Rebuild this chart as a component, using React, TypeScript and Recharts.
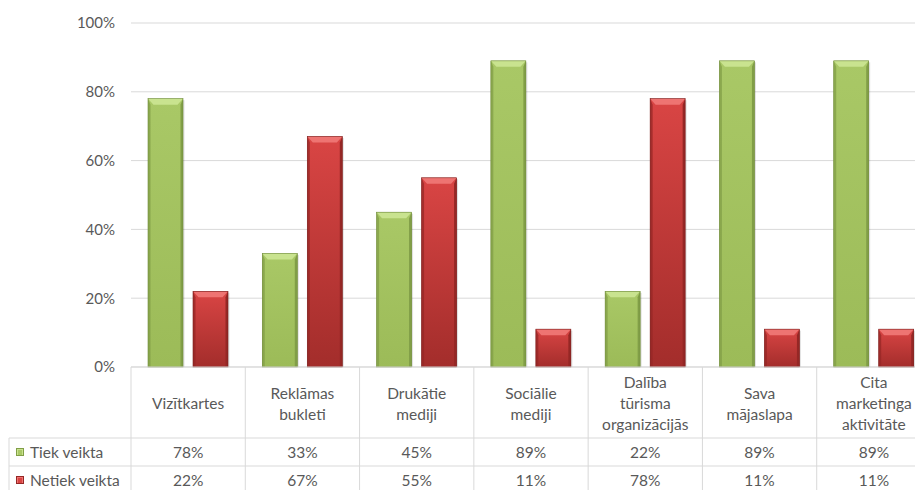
import React from "react";
import { Bar, BarChart, CartesianGrid, XAxis, YAxis } from "recharts";

const categories = [
  "Vizītkartes",
  "Reklāmas\nbukleti",
  "Drukātie\nmediji",
  "Sociālie\nmediji",
  "Dalība\ntūrisma\norganizācijās",
  "Sava\nmājaslapa",
  "Cita\nmarketinga\naktivitāte",
];
const tiekVeikta = [78, 33, 45, 89, 22, 89, 89];
const netiekVeikta = [22, 67, 55, 11, 78, 11, 11];
const seriesNames = ["Tiek veikta", "Netiek veikta"];
const yTicks = [0, 20, 40, 60, 80, 100];

const data = categories.map((name, i) => ({
  name,
  tiek: tiekVeikta[i],
  netiek: netiekVeikta[i],
}));

// the original chart is wider than the picture; its right edge is cropped
const W = 931;
const H = 490;
const LEFT = 131;
const AXIS_Y = 367;
const BAND = (W - LEFT) / categories.length;
const LINE = "#d9d9d9";
const TEXT = "#595959";
const FONT = "Lato, 'Open Sans', sans-serif";

const palette: Record<string, { top: string; bottom: string; bevel: string; side: string; edge: string }> = {
  green: { top: "#a9c866", bottom: "#9cbb58", bevel: "#c9e38f", side: "#819e47", edge: "#6f8a3a" },
  red: { top: "#d94544", bottom: "#a32d2b", bevel: "#ee7472", side: "#952725", edge: "#7a1f1d" },
};

function BevelBar(props: any) {
  const { x, y, width, height, kind } = props;
  if (!height || height <= 0) return null;
  const c = palette[kind];
  const b = Math.min(6, height / 2);
  const s = 2.5;
  return (
    <g>
      <rect x={x + 1.5} y={y + 1.5} width={width} height={height - 1.5} fill="#000" opacity={0.12} />
      <rect x={x} y={y} width={width} height={height} fill={`url(#grad-${kind})`} />
      <polygon
        points={`${x},${y} ${x + width},${y} ${x + width - s - 3},${y + b} ${x + s + 3},${y + b}`}
        fill={c.bevel}
      />
      <polygon
        points={`${x},${y} ${x + s},${y + b} ${x + s},${y + height} ${x},${y + height}`}
        fill={c.side}
        opacity={0.75}
      />
      <polygon
        points={`${x + width},${y} ${x + width - s},${y + b} ${x + width - s},${y + height} ${x + width},${y + height}`}
        fill={c.side}
      />
      <rect x={x} y={y} width={width} height={height} fill="none" stroke={c.edge} strokeWidth={0.6} />
    </g>
  );
}

function LegendSquare({ x, y, kind }: { x: number; y: number; kind: string }) {
  const c = palette[kind];
  return (
    <g>
      <rect x={x} y={y} width={8} height={8} fill={c.side} />
      <rect x={x + 1} y={y + 1} width={6} height={6} fill={c.bevel} />
      <rect x={x + 2} y={y + 2} width={4} height={5} fill={c.top} />
    </g>
  );
}

function TableTick(props: any) {
  const { x, payload } = props;
  const i = payload.index;
  const lines = String(payload.value).split("\n");
  const lh = 21;
  const cy = 403;
  const startY = cy - ((lines.length - 1) * lh) / 2;
  const left = x - BAND / 2;
  return (
    <g fontFamily={FONT} fontSize={15.5} fill={TEXT}>
      <line x1={left} y1={AXIS_Y} x2={left} y2={H} stroke={LINE} />
      {i === 0 && (
        <g>
          <line x1={9} y1={438} x2={W} y2={438} stroke={LINE} />
          <line x1={9} y1={466} x2={W} y2={466} stroke={LINE} />
          <line x1={9} y1={438} x2={9} y2={H} stroke={LINE} />
          <LegendSquare x={16} y={448} kind="green" />
          <LegendSquare x={16} y={476} kind="red" />
          <text x={30} y={452} dominantBaseline="central" fill={TEXT}>{seriesNames[0]}</text>
          <text x={30} y={480} dominantBaseline="central" fill={TEXT}>{seriesNames[1]}</text>
        </g>
      )}
      {lines.map((t, k) => (
        <text key={k} x={x} y={startY + k * lh} textAnchor="middle" dominantBaseline="central" fill={TEXT}>
          {t}
        </text>
      ))}
      <text x={x} y={452} textAnchor="middle" dominantBaseline="central" fill={TEXT}>
        {tiekVeikta[i]}%
      </text>
      <text x={x} y={480} textAnchor="middle" dominantBaseline="central" fill={TEXT}>
        {netiekVeikta[i]}%
      </text>
    </g>
  );
}

export default function App() {
  return (
    <div style={{ position: "absolute", left: 0, top: 0, width: 915, height: H, overflow: "hidden", background: "#fff" }}>
      <BarChart
        width={W}
        height={H}
        data={data}
        margin={{ top: 23, right: 0, left: 0, bottom: 0 }}
        barGap={10}
        barSize={35}
      >
        <defs>
          <linearGradient id="grad-green" x1="0" y1="0" x2="0" y2="1">
            <stop offset="0%" stopColor={palette.green.top} />
            <stop offset="100%" stopColor={palette.green.bottom} />
          </linearGradient>
          <linearGradient id="grad-red" x1="0" y1="0" x2="0" y2="1">
            <stop offset="0%" stopColor={palette.red.top} />
            <stop offset="100%" stopColor={palette.red.bottom} />
          </linearGradient>
        </defs>
        <CartesianGrid vertical={false} stroke={LINE} />
        <XAxis
          dataKey="name"
          height={H - AXIS_Y}
          interval={0}
          tickLine={false}
          tickSize={0}
          tickMargin={0}
          axisLine={{ stroke: LINE }}
          tick={<TableTick />}
        />
        <YAxis
          width={LEFT}
          domain={[0, 100]}
          ticks={yTicks}
          tickFormatter={(v: number) => `${v}%`}
          axisLine={false}
          tickLine={false}
          tickSize={0}
          tickMargin={16}
          tick={{ fill: TEXT, fontSize: 15, fontFamily: FONT }}
        />
        <Bar dataKey="tiek" name={seriesNames[0]} isAnimationActive={false} shape={(p: any) => <BevelBar {...p} kind="green" />} />
        <Bar dataKey="netiek" name={seriesNames[1]} isAnimationActive={false} shape={(p: any) => <BevelBar {...p} kind="red" />} />
      </BarChart>
    </div>
  );
}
☆ ☆ ☆ ☆
- _Written request_: Reproduce the full listing above verbatim, with no pictures included.

- _Expected answer_:
Rebuild this chart as a component, using React, TypeScript and Recharts.
import React from "react";
import { Bar, BarChart, CartesianGrid, XAxis, YAxis } from "recharts";

const categories = [
  "Vizītkartes",
  "Reklāmas\nbukleti",
  "Drukātie\nmediji",
  "Sociālie\nmediji",
  "Dalība\ntūrisma\norganizācijās",
  "Sava\nmājaslapa",
  "Cita\nmarketinga\naktivitāte",
];
const tiekVeikta = [78, 33, 45, 89, 22, 89, 89];
const netiekVeikta = [22, 67, 55, 11, 78, 11, 11];
const seriesNames = ["Tiek veikta", "Netiek veikta"];
const yTicks = [0, 20, 40, 60, 80, 100];

const data = categories.map((name, i) => ({
  name,
  tiek: tiekVeikta[i],
  netiek: netiekVeikta[i],
}));

// the original chart is wider than the picture; its right edge is cropped
const W = 931;
const H = 490;
const LEFT = 131;
const AXIS_Y = 367;
const BAND = (W - LEFT) / categories.length;
const LINE = "#d9d9d9";
const TEXT = "#595959";
const FONT = "Lato, 'Open Sans', sans-serif";

const palette: Record<string, { top: string; bottom: string; bevel: string; side: string; edge: string }> = {
  green: { top: "#a9c866", bottom: "#9cbb58", bevel: "#c9e38f", side: "#819e47", edge: "#6f8a3a" },
  red: { top: "#d94544", bottom: "#a32d2b", bevel: "#ee7472", side: "#952725", edge: "#7a1f1d" },
};

function BevelBar(props: any) {
  const { x, y, width, height, kind } = props;
  if (!height || height <= 0) return null;
  const c = palette[kind];
  const b = Math.min(6, height / 2);
  const s = 2.5;
  return (
    <g>
      <rect x={x + 1.5} y={y + 1.5} width={width} height={height - 1.5} fill="#000" opacity={0.12} />
      <rect x={x} y={y} width={width} height={height} fill={`url(#grad-${kind})`} />
      <polygon
        points={`${x},${y} ${x + width},${y} ${x + width - s - 3},${y + b} ${x + s + 3},${y + b}`}
        fill={c.bevel}
      />
      <polygon
        points={`${x},${y} ${x + s},${y + b} ${x + s},${y + height} ${x},${y + height}`}
        fill={c.side}
        opacity={0.75}
      />
      <polygon
        points={`${x + width},${y} ${x + width - s},${y + b} ${x + width - s},${y + height} ${x + width},${y + height}`}
        fill={c.side}
      />
      <rect x={x} y={y} width={width} height={height} fill="none" stroke={c.edge} strokeWidth={0.6} />
    </g>
  );
}

function LegendSquare({ x, y, kind }: { x: number; y: number; kind: string }) {
  const c = palette[kind];
  return (
    <g>
      <rect x={x} y={y} width={8} height={8} fill={c.side} />
      <rect x={x + 1} y={y + 1} width={6} height={6} fill={c.bevel} />
      <rect x={x + 2} y={y + 2} width={4} height={5} fill={c.top} />
    </g>
  );
}

function TableTick(props: any) {
  const { x, payload } = props;
  const i = payload.index;
  const lines = String(payload.value).split("\n");
  const lh = 21;
  const cy = 403;
  const startY = cy - ((lines.length - 1) * lh) / 2;
  const left = x - BAND / 2;
  return (
    <g fontFamily={FONT} fontSize={15.5} fill={TEXT}>
      <line x1={left} y1={AXIS_Y} x2={left} y2={H} stroke={LINE} />
      {i === 0 && (
        <g>
          <line x1={9} y1={438} x2={W} y2={438} stroke={LINE} />
          <line x1={9} y1={466} x2={W} y2={466} stroke={LINE} />
          <line x1={9} y1={438} x2={9} y2={H} stroke={LINE} />
          <LegendSquare x={16} y={448} kind="green" />
          <LegendSquare x={16} y={476} kind="red" />
          <text x={30} y={452} dominantBaseline="central" fill={TEXT}>{seriesNames[0]}</text>
          <text x={30} y={480} dominantBaseline="central" fill={TEXT}>{seriesNames[1]}</text>
        </g>
      )}
      {lines.map((t, k) => (
        <text key={k} x={x} y={startY + k * lh} textAnchor="middle" dominantBaseline="central" fill={TEXT}>
          {t}
        </text>
      ))}
      <text x={x} y={452} textAnchor="middle" dominantBaseline="central" fill={TEXT}>
        {tiekVeikta[i]}%
      </text>
      <text x={x} y={480} textAnchor="middle" dominantBaseline="central" fill={TEXT}>
        {netiekVeikta[i]}%
      </text>
    </g>
  );
}

export default function App() {
  return (
    <div style={{ position: "absolute", left: 0, top: 0, width: 915, height: H, overflow: "hidden", background: "#fff" }}>
      <BarChart
        width={W}
        height={H}
        data={data}
        margin={{ top: 23, right: 0, left: 0, bottom: 0 }}
        barGap={10}
        barSize={35}
      >
        <defs>
          <linearGradient id="grad-green" x1="0" y1="0" x2="0" y2="1">
            <stop offset="0%" stopColor={palette.green.top} />
            <stop offset="100%" stopColor={palette.green.bottom} />
          </linearGradient>
          <linearGradient id="grad-red" x1="0" y1="0" x2="0" y2="1">
            <stop offset="0%" stopColor={palette.red.top} />
            <stop offset="100%" stopColor={palette.red.bottom} />
          </linearGradient>
        </defs>
        <CartesianGrid vertical={false} stroke={LINE} />
        <XAxis
          dataKey="name"
          height={H - AXIS_Y}
          interval={0}
          tickLine={false}
          tickSize={0}
          tickMargin={0}
          axisLine={{ stroke: LINE }}
          tick={<TableTick />}
        />
        <YAxis
          width={LEFT}
          domain={[0, 100]}
          ticks={yTicks}
          tickFormatter={(v: number) => `${v}%`}
          axisLine={false}
          tickLine={false}
          tickSize={0}
          tickMargin={16}
          tick={{ fill: TEXT, fontSize: 15, fontFamily: FONT }}
        />
        <Bar dataKey="tiek" name={seriesNames[0]} isAnimationActive={false} shape={(p: any) => <BevelBar {...p} kind="green" />} />
        <Bar dataKey="netiek" name={seriesNames[1]} isAnimationActive={false} shape={(p: any) => <BevelBar {...p} kind="red" />} />
      </BarChart>
    </div>
  );
}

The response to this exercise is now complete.